I suppose there are many readers of this blog who wonder about my qualifications for critiquing car designs. Certainly from the experience standpoint, I'm leagues behind Automobile Magazine's long-time styling critic Robert Cumberford, who is a styling professional. In my introductory post for this blog, I stated:
"As for my qualifications, at one point I considered making automobile styling a career. However, I came to realize that I didn't have the stuff to be outstanding in that field. At the University of Washington I stared as an Industrial Design major, a field that required a year of basic architectural design. But I eventually shifted and ended up graduating in commercial art. After serving in the army, I entered graduate school and ended up as a Ph.D. (from Penn) demographer specializing in developing population forecasting software systems. This gave me a more rigorous scientific/engineering mindset than my undergraduate training offered. Throughout all those years my interest in automobile styling continued and I followed developments closely. I leave it to you, the reader, to judge the quality of the articles I will be posting here."
Maybe I should have offered something more tangible. For instance, whether I could actually draw cars and come up with designs. The answer to that is: Perhaps -- at the advanced amateur level at best, even maybe just as a run-of-the-mill amateur.

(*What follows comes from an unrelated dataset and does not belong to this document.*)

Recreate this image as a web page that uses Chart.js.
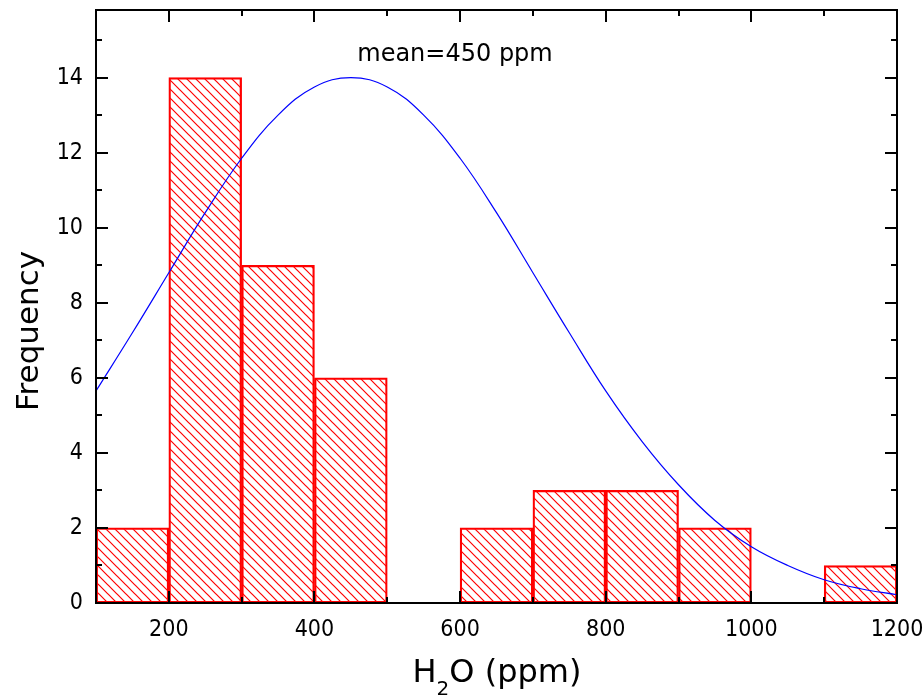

I'll let you judge. Above is a collection of ballpoint pen doodles I made recently on Starbucks paper napkins while having coffee. Nothing fancy or refined. Essentially the same sort of thing I doodled on margins of notebooks back in high school and college.
More ballpoint pen work here, but on a better grade of paper. I made these sketches back in 2007 to illustrate a post on the old 2 Blowhards blog on the subject of continuity of brand details using Packard as the example.